There has been much sniggering in the Western media over Tuesday’s referendum in Iraq on re-electing Saddam Hussein, since it is obvious that the only permissible answer was Yes. But how different are referendums in the European Union? On Saturday the Irish will be voting for the second time on the Nice Treaty, because when they voted on it in June 2001 they got the answer ‘wrong’ and voted No. If the vote is now Yes, the televised jubilation across the Continent will be as synthetic as it was in Baghdad.
Doctors in the Netherlands say that committing euthanasia becomes easier after you have done it once. The same is evidently true of overruling democracy. In 1992, when Denmark voted against the Maastricht Treaty, Danish democracy was gang-raped when the other 11 EU states demanded that Denmark ignore the result and re-run the vote. In neither the Danish nor the Irish case was there any suggestion whatever that the first vote had been technically flawed; in both cases, the second vote was on the same text as the first.

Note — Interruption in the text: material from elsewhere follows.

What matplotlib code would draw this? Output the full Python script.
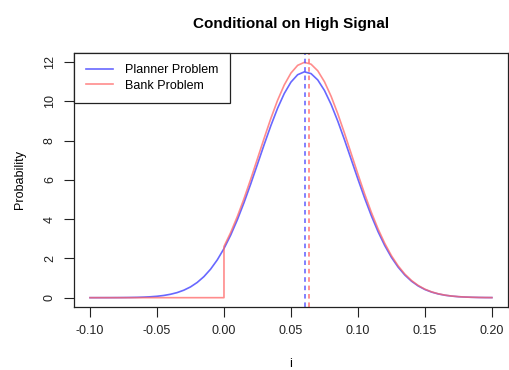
import matplotlib
matplotlib.use('Agg')
import matplotlib.pyplot as plt

plt.rcParams['font.family'] = ['Liberation Sans', 'DejaVu Sans']

# grid of i values
i_vals = [-0.100, -0.095, -0.090, -0.085, -0.080, -0.075, -0.070, -0.065, -0.060, -0.055,
          -0.050, -0.045, -0.040, -0.035, -0.030, -0.025, -0.020, -0.015, -0.010, -0.005,
          0.000, 0.005, 0.010, 0.015, 0.020, 0.025, 0.030, 0.035, 0.040, 0.045,
          0.050, 0.055, 0.060, 0.065, 0.070, 0.075, 0.080, 0.085, 0.090, 0.095,
          0.100, 0.105, 0.110, 0.115, 0.120, 0.125, 0.130, 0.135, 0.140, 0.145,
          0.150, 0.155, 0.160, 0.165, 0.170, 0.175, 0.180, 0.185, 0.190, 0.195, 0.200]

planner = [0.0003, 0.0005, 0.0009, 0.0017, 0.0031, 0.0055, 0.0096, 0.016, 0.027, 0.045,
           0.071, 0.112, 0.172, 0.258, 0.380, 0.547, 0.774, 1.070, 1.450, 1.924,
           2.500, 3.182, 3.969, 4.846, 5.797, 6.792, 7.794, 8.758, 9.641, 10.394,
           10.975, 11.351, 11.498, 11.408, 11.085, 10.551, 9.835, 8.979, 8.030, 7.033,
           6.034, 5.069, 4.172, 3.363, 2.655, 2.053, 1.555, 1.153, 0.838, 0.596,
           0.415, 0.284, 0.190, 0.124, 0.080, 0.050, 0.031, 0.019, 0.011, 0.006, 0.004]

# bank problem: zero below 0, jumps up at i = 0
bank_i = [-0.100, 0.000] + i_vals[20:]
bank = [0.0, 0.0, 2.605, 3.316, 4.136, 5.050, 6.041, 7.077, 8.121, 9.126, 10.046, 10.831,
        11.436, 11.828, 11.981, 11.887, 11.551, 10.994, 10.248, 9.356, 8.367, 7.329,
        6.287, 5.282, 4.347, 3.504, 2.767, 2.139, 1.620, 1.201, 0.873, 0.621,
        0.432, 0.296, 0.198, 0.129, 0.083, 0.052, 0.032, 0.020, 0.011, 0.006, 0.004]

planner_mean = 0.0606
bank_mean = 0.0631

blue = (0.3, 0.3, 1.0)
red = (1.0, 0.4, 0.4)

fig = plt.figure(figsize=(5.1, 3.7), dpi=100)
ax = fig.add_axes([0.145, 0.17, 0.851, 0.688])

ax.plot(i_vals, planner, color=blue, lw=1.2, alpha=0.85, label='Planner Problem')
ax.plot(bank_i, bank, color=red, lw=1.2, alpha=0.75, label='Bank Problem')
ax.axvline(planner_mean, color=blue, lw=1.1, ls=(0, (3, 2.5)), alpha=0.9)
ax.axvline(bank_mean, color=red, lw=1.1, ls=(0, (3, 2.5)), alpha=0.9)

ax.set_xlim(-0.112, 0.212)
ax.set_ylim(-0.48, 12.48)
ax.set_xticks([-0.10, -0.05, 0.00, 0.05, 0.10, 0.15, 0.20])
ax.set_xticklabels(['-0.10', '-0.05', '0.00', '0.05', '0.10', '0.15', '0.20'])
ax.set_yticks([0, 2, 4, 6, 8, 10, 12])
ax.set_yticklabels(['0', '2', '4', '6', '8', '10', '12'], rotation=90, va='center')
ax.tick_params(direction='out', length=7, width=0.8, labelsize=9, colors='#222222', pad=6)
for s in ax.spines.values():
    s.set_linewidth(0.9)
    s.set_color('#222222')

ax.set_title('Conditional on High Signal', fontsize=11, fontweight='bold', pad=18)
ax.set_xlabel('i', fontsize=9, labelpad=15)
ax.set_ylabel('Probability', fontsize=9, labelpad=13)

leg = ax.legend(loc='upper left', bbox_to_anchor=(0, 1), borderaxespad=0, fancybox=False,
                edgecolor='#222222', fontsize=9, handlelength=2.2, handletextpad=0.9,
                borderpad=0.95, labelspacing=0.25, framealpha=1)
leg.get_frame().set_linewidth(0.9)

fig.savefig('out.png', dpi=100)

Referendums are the purest form of democracy: in Ireland, unlike in Britain, they are actually part of the legislative process. After the 2001 No vote, the Irish government should have demanded a renegotiation to take account of its people’s legitimate concerns. Instead, by repeating the Danish experience, the EU has shown that its problem is not that it suffers from a ‘democratic deficit’ – an ugly piece of technobabble which implies that the deficit can be easily filled – but instead that the whole EU project is structurally hostile to free democratic choice.
Moreover, this second Irish poll is being held just as the EU is promising, in the ‘Constitutional Convention’ which is being chaired by ValZry Giscard d’Estaing, to bring itself closer to citizens.